> THE TASK: Report each line of the data that has "this" somewhere in it.

> EXERCISE DATA:
· · · · ·

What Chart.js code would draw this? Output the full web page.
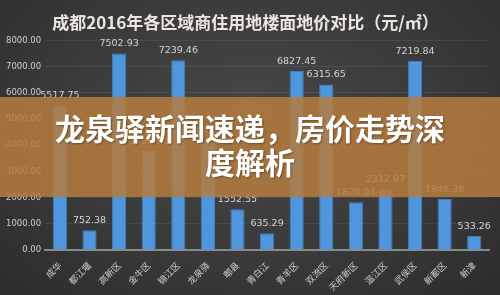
<!DOCTYPE html>
<html>
<head>
  <title>成都2016年各区域商住用地楼面地价对比</title>
  <script src="https://cdn.jsdelivr.net/npm/chart.js"></script>
  <style>
    html, body {
      margin: 0;
      padding: 0;
      width: 500px;
      height: 295px;
      overflow: hidden;
    }
    body {
      background: radial-gradient(ellipse at 50% 40%, #474747 0%, #3a3a3a 55%, #2c2c2c 100%);
      font-family: 'Noto Sans CJK SC', sans-serif;
      position: relative;
    }
    #wrap {
      position: absolute;
      left: 0;
      top: 0;
      width: 500px;
      height: 295px;
    }
    .banner {
      position: absolute;
      left: 0;
      top: 97px;
      width: 500px;
      height: 100px;
      background: rgba(182, 124, 62, 0.86);
    }
    .banner p {
      width: 400px;
      margin: 0 auto;
      padding-top: 13px;
      text-align: center;
      color: #fff;
      font-size: 30px;
      font-weight: bold;
      line-height: 34px;
      text-shadow: 1px 1px 2px rgba(0, 0, 0, 0.35);
    }
  </style>
</head>
<body>

  <div id="wrap"><canvas id="landChart" width="500" height="295"></canvas></div>
  <div class="banner"><p>龙泉驿新闻速递，房价走势深度解析</p></div>

  <script>
    const districts = ['成华', '都江堰', '高新区', '金牛区', '锦江区', '龙泉驿', '郫县', '青白江',
      '青羊区', '双流区', '天府新区', '温江区', '武侯区', '新都区', '新津'];
    const prices = [5517.75, 752.38, 7502.93, 3780, 7239.46, 4150, 1552.55, 635.29,
      6827.45, 6315.65, 1820.04, 2312.97, 7219.84, 1946.38, 533.26];
    const yTicks = [0, 1000, 2000, 3000, 4000, 5000, 6000, 7000, 8000];

    // values drawn above each bar
    const valueLabels = {
      id: 'valueLabels',
      afterDatasetsDraw(chart) {
        const ctx = chart.ctx;
        const meta = chart.getDatasetMeta(0);
        ctx.save();
        ctx.font = '9.5px "DejaVu Sans", sans-serif';
        ctx.fillStyle = '#d4d4d4';
        ctx.textAlign = 'center';
        ctx.textBaseline = 'bottom';
        meta.data.forEach((bar, i) => {
          ctx.fillText(prices[i].toFixed(2), bar.x, bar.y - 5);
        });
        ctx.restore();
      }
    };

    const ctx = document.getElementById('landChart').getContext('2d');
    const landChart = new Chart(ctx, {
      type: 'bar',
      data: {
        labels: districts,
        datasets: [{
          data: prices,
          backgroundColor: '#4f96dc',
          borderColor: '#3f7fc0',
          borderWidth: 1,
          categoryPercentage: 1,
          barPercentage: 0.48
        }]
      },
      options: {
        responsive: false,
        animation: false,
        layout: {
          padding: { left: 2, right: 11, top: 0, bottom: 0 }
        },
        plugins: {
          legend: { display: false },
          tooltip: { enabled: false },
          title: {
            display: true,
            text: '成都2016年各区域商住用地楼面地价对比（元/㎡）',
            color: '#ebe6e0',
            font: { family: '"Noto Sans CJK SC", sans-serif', size: 17, weight: 'bold' },
            padding: { top: 12, bottom: 8 }
          }
        },
        scales: {
          y: {
            min: 0,
            max: 8000,
            afterBuildTicks(axis) {
              axis.ticks = yTicks.map(v => ({ value: v }));
            },
            ticks: {
              color: '#cfcfcf',
              font: { family: '"DejaVu Sans", sans-serif', size: 8.5 },
              padding: 4,
              callback: v => Number(v).toFixed(2)
            },
            grid: {
              color: 'rgba(255,255,255,0.07)',
              drawTicks: false
            },
            border: { display: false }
          },
          x: {
            ticks: {
              color: '#cccccc',
              font: { family: '"Noto Sans CJK SC", sans-serif', size: 9 },
              minRotation: 45,
              maxRotation: 45,
              padding: 2
            },
            grid: { display: false },
            border: { color: '#8a8a8a', width: 2 }
          }
        }
      },
      plugins: [valueLabels]
    });
  </script>

</body>
</html>
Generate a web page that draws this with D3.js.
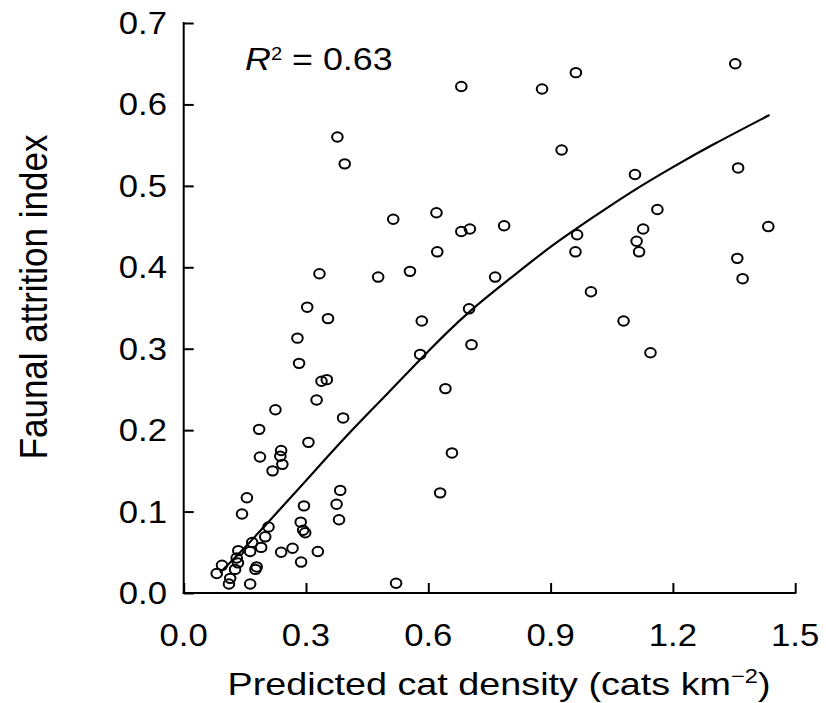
<!DOCTYPE html>
<html><head><meta charset="utf-8">
<script src="https://cdn.jsdelivr.net/npm/d3@7/dist/d3.min.js"></script>
<style>body{margin:0;background:#fff}svg{display:block}</style>
</head><body><svg id="c" width="826" height="703"></svg>
<script>
// Observed sites: predicted cat density (cats km^-2) vs faunal attrition index
const catDensity = [
  0.681,0.377,0.395,0.514,0.620,0.681,0.702,0.622,0.333,0.477,
  0.555,0.303,0.354,0.700,0.279,0.283,0.584,0.706,0.580,0.338,
  0.351,0.326,0.642,0.225,0.391,0.185,0.306,0.239,0.237,0.242,
  0.187,0.218,0.384,0.155,0.375,0.295,0.143,0.381,0.287,0.293,
  0.298,0.208,0.200,0.168,0.190,0.163,0.134,0.239,0.267,0.329,
  0.288,0.130,0.133,0.126,0.179,0.176,0.094,0.081,0.114,0.111,
  0.163,0.521,0.658,0.629,0.962,0.879,1.353,0.927,1.107,1.360,
  1.162,1.127,1.111,1.117,0.786,0.965,0.961,1.434,1.358,1.371,
  0.764,0.999,1.079,1.145
];
const faunalAttrition = [
  0.622,0.560,0.527,0.459,0.467,0.444,0.447,0.419,0.392,0.388,
  0.395,0.351,0.337,0.349,0.313,0.282,0.334,0.305,0.293,0.260,
  0.262,0.237,0.251,0.225,0.215,0.201,0.185,0.175,0.168,0.158,
  0.167,0.150,0.126,0.117,0.109,0.107,0.097,0.090,0.087,0.077,
  0.074,0.081,0.069,0.062,0.056,0.051,0.052,0.050,0.055,0.051,
  0.038,0.043,0.037,0.029,0.032,0.029,0.034,0.024,0.018,0.011,
  0.011,0.012,0.172,0.123,0.639,0.619,0.650,0.544,0.514,0.522,
  0.471,0.447,0.432,0.419,0.451,0.440,0.419,0.450,0.411,0.386,
  0.388,0.370,0.334,0.295
];
// Fitted relationship
const fitDensity   = [0.089,0.15,0.20,0.30,0.40,0.50,0.60,0.70,0.80,0.90,1.00,1.10,1.20,1.30,1.437];
const fitAttrition = [0.025,0.056,0.083,0.138,0.193,0.245,0.297,0.345,0.386,0.425,0.460,0.493,0.523,0.551,0.587];

const xTicks = [0.0,0.3,0.6,0.9,1.2,1.5];
const yTicks = [0.0,0.1,0.2,0.3,0.4,0.5,0.6,0.7];
const xTickLabels = ["0.0","0.3","0.6","0.9","1.2","1.5"];
const yTickLabels = ["0.0","0.1","0.2","0.3","0.4","0.5","0.6","0.7"];
const xTitle = "Predicted cat density (cats km";
const yTitle = "Faunal attrition index";
const r2Text = "0.63";

const FONT = "'Liberation Sans', Arial, Helvetica, sans-serif";
const SX = 1.12; // horizontal stretch of the original figure

const svg = d3.select("#c");
const x = d3.scaleLinear().domain([0,1.5]).range([183.7,795.2]);
const y = d3.scaleLinear().domain([0,0.7]).range([593,23]);

// axes (ticks inward)
const gx = svg.append("g").attr("transform","translate(0,593)")
  .call(d3.axisBottom(x).tickValues(xTicks).tickSizeInner(-10).tickSizeOuter(0).tickFormat(""));
const gy = svg.append("g").attr("transform","translate(183.7,0)")
  .call(d3.axisLeft(y).tickValues(yTicks).tickSizeInner(-10).tickSizeOuter(0).tickFormat(""));
[gx,gy].forEach(g=>{
  g.selectAll("path,line").attr("stroke","#000").attr("stroke-width",2);
  g.selectAll("text").remove();
});
gx.select(".domain").attr("d","M182.7,0H796.2");
gy.select(".domain").attr("d","M0,594V22");

// tick labels
svg.append("g").selectAll("text").data(xTicks).join("text")
  .attr("transform",d=>`translate(${x(d)},646) scale(${SX},1)`)
  .attr("text-anchor","middle").attr("font-family",FONT).attr("font-size",31)
  .attr("fill","#000").text((d,i)=>xTickLabels[i]);
svg.append("g").selectAll("text").data(yTicks).join("text")
  .attr("transform",d=>`translate(167,${y(d)+11}) scale(${SX},1)`)
  .attr("text-anchor","end").attr("font-family",FONT).attr("font-size",31)
  .attr("fill","#000").text((d,i)=>yTickLabels[i]);

// axis titles
const xt = svg.append("text")
  .attr("transform",`translate(499,695) scale(1.18,1)`)
  .attr("text-anchor","middle").attr("font-family",FONT).attr("font-size",32).attr("fill","#000");
xt.append("tspan").text(xTitle);
xt.append("tspan").attr("font-size",20).attr("dy",-12).text("\u22122");
xt.append("tspan").attr("dy",12).text(")");

svg.append("text")
  .attr("transform",`translate(47,297) rotate(-90) scale(1,${SX})`)
  .attr("text-anchor","middle").attr("font-family",FONT).attr("font-size",35).attr("fill","#000")
  .text(yTitle);

// R^2 annotation
const rt = svg.append("text")
  .attr("transform",`translate(245,70) scale(${SX},1)`)
  .attr("font-family",FONT).attr("font-size",32).attr("fill","#000");
rt.append("tspan").attr("font-style","italic").text("R");
rt.append("tspan").attr("font-size",18).attr("dy",-10).text("2");
rt.append("tspan").attr("dy",10).text(" = " + r2Text);

// fitted curve
const fit = fitDensity.map((d,i)=>[d,fitAttrition[i]]);
svg.append("path").datum(fit)
  .attr("d",d3.line().x(d=>x(d[0])).y(d=>y(d[1])).curve(d3.curveNatural))
  .attr("fill","none").attr("stroke","#000").attr("stroke-width",2.2);

// points
svg.append("g").selectAll("ellipse").data(catDensity.map((d,i)=>[d,faunalAttrition[i]])).join("ellipse")
  .attr("cx",d=>x(d[0])).attr("cy",d=>y(d[1]))
  .attr("rx",5.3).attr("ry",4.7)
  .attr("fill","none").attr("stroke","#000").attr("stroke-width",2);
</script></body></html>
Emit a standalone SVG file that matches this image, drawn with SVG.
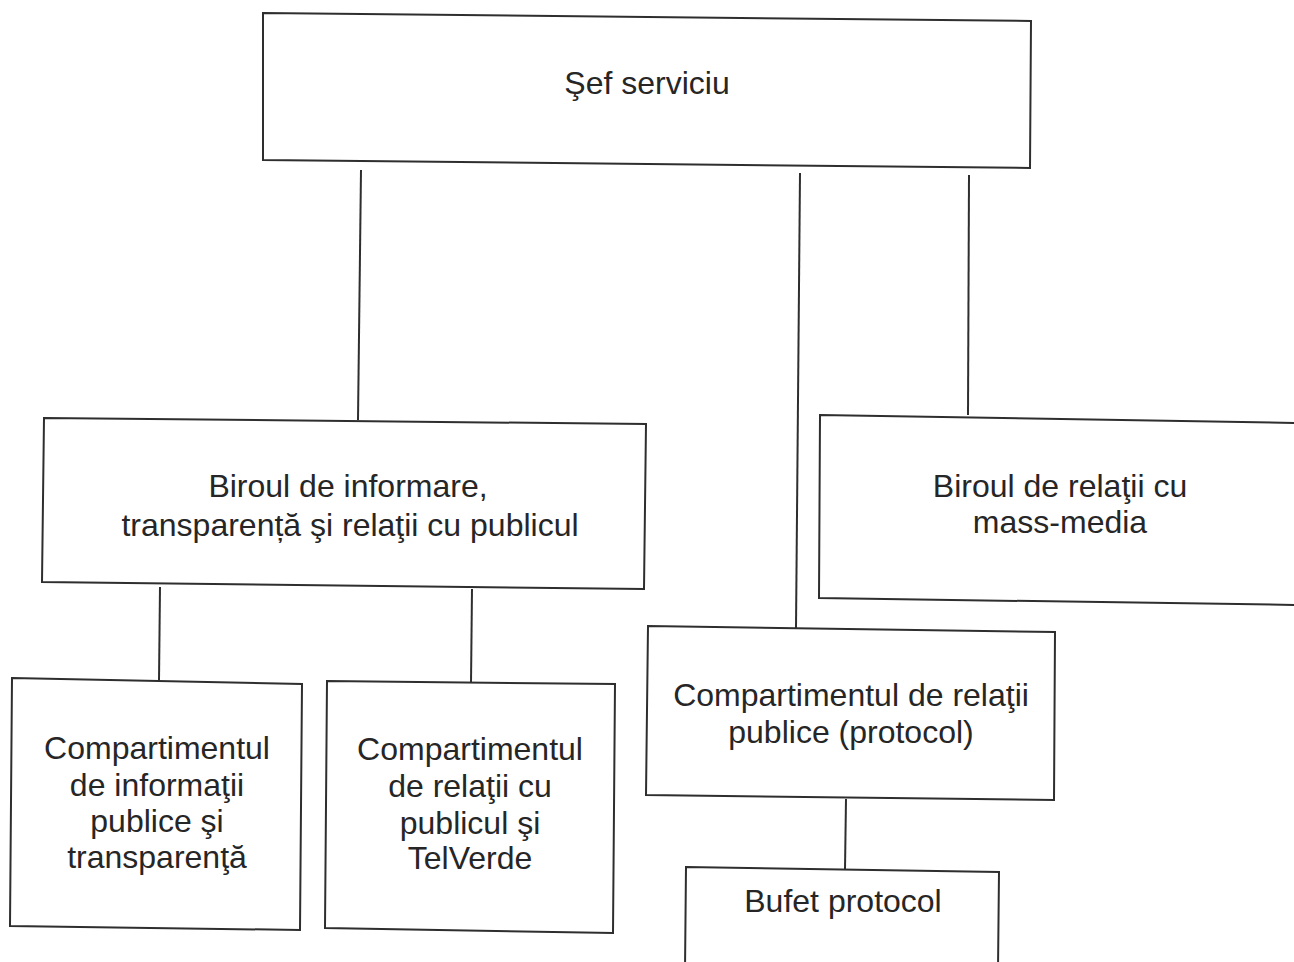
<svg xmlns="http://www.w3.org/2000/svg" width="1294" height="962" viewBox="0 0 1294 962">
<style>
.box{fill:#ffffff;stroke:#2e2e2e;stroke-width:2}
.ln{stroke:#2e2e2e;stroke-width:2;fill:none}
.t{font-family:"Liberation Sans",Arial,sans-serif;font-size:32px;fill:#262626;text-anchor:middle}
</style>
<rect width="1294" height="962" fill="#ffffff"/>
<g id="connectors">
<line class="ln" x1="361" y1="170" x2="358" y2="420"/>
<line class="ln" x1="800" y1="173" x2="796" y2="628"/>
<line class="ln" x1="969" y1="175" x2="968" y2="415"/>
<line class="ln" x1="160" y1="587" x2="159" y2="680"/>
<line class="ln" x1="472" y1="589" x2="471" y2="683"/>
<line class="ln" x1="846" y1="799" x2="845" y2="869"/>
</g>
<g id="sef">
<polygon class="box" points="263,13 1031,21 1030,168 263,160"/>
<text class="t" x="647" y="94">Şef serviciu</text>
</g>
<g id="birou-informare">
<polygon class="box" points="44,418 646,424 644,589 42,582"/>
<text class="t" x="348" y="497">Biroul de informare,</text>
<text class="t" x="350" y="536">transparență şi relaţii cu publicul</text>
</g>
<g id="birou-media">
<polygon class="box" points="820,415 1300,423 1300,605 819,598"/>
<text class="t" x="1060" y="497">Biroul de relaţii cu</text>
<text class="t" x="1060" y="533">mass-media</text>
</g>
<g id="comp-informatii">
<polygon class="box" points="12,678 302,684 300,930 10,926"/>
<text class="t" x="157" y="759">Compartimentul</text>
<text class="t" x="157" y="796">de informaţii</text>
<text class="t" x="157" y="832">publice şi</text>
<text class="t" x="157" y="868">transparenţă</text>
</g>
<g id="comp-telverde">
<polygon class="box" points="327,681 615,684 613,933 325,928"/>
<text class="t" x="470" y="760">Compartimentul</text>
<text class="t" x="470" y="797">de relaţii cu</text>
<text class="t" x="470" y="834">publicul şi</text>
<text class="t" x="470" y="869">TelVerde</text>
</g>
<g id="comp-protocol">
<polygon class="box" points="648,626 1055,632 1054,800 646,795"/>
<text class="t" x="851" y="706">Compartimentul de relaţii</text>
<text class="t" x="851" y="743">publice (protocol)</text>
</g>
<g id="bufet">
<polygon class="box" points="686,867 999,872 998,970 685,970"/>
<text class="t" x="843" y="912">Bufet protocol</text>
</g>
</svg>
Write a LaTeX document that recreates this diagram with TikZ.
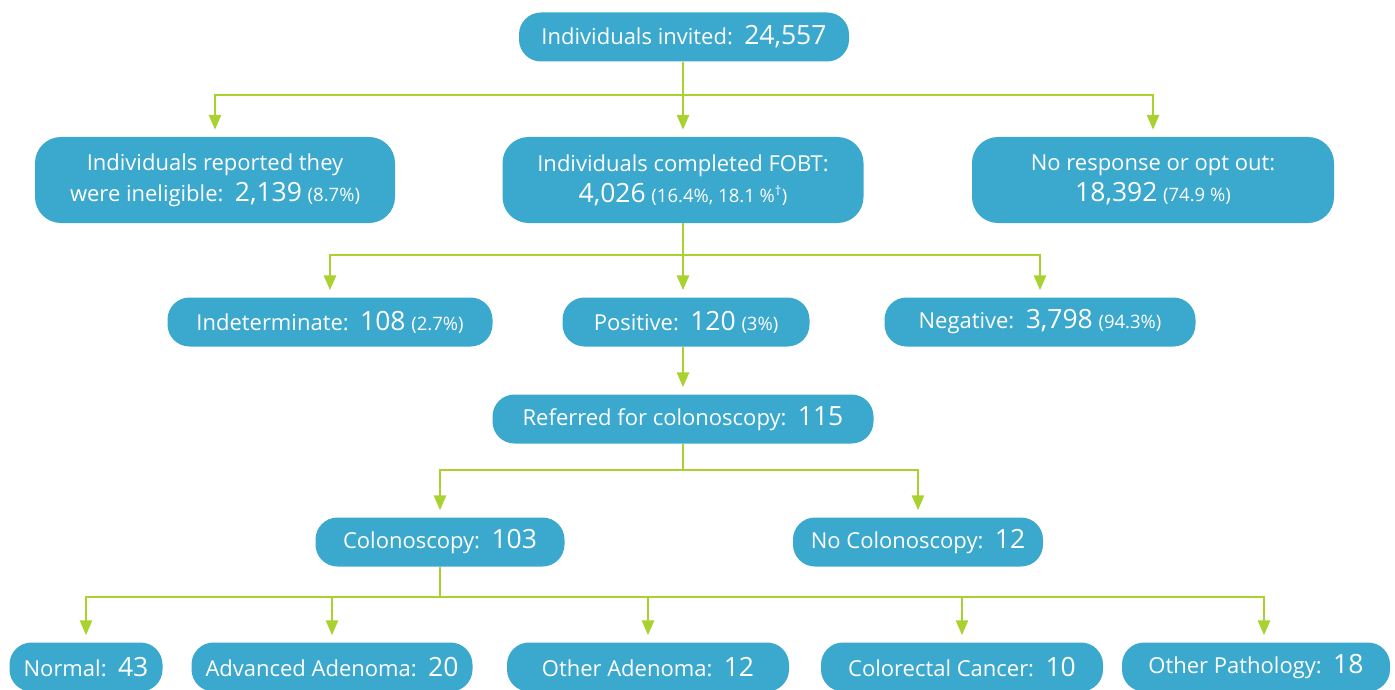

· · · · ·

> EXPECTED ANSWER:
What Chart.js code would draw this? Output the full web page.
Generate a web page that draws this with D3.js.
Emit a standalone SVG file that matches this image, drawn with SVG.
Write a LaTeX document that recreates this diagram with TikZ.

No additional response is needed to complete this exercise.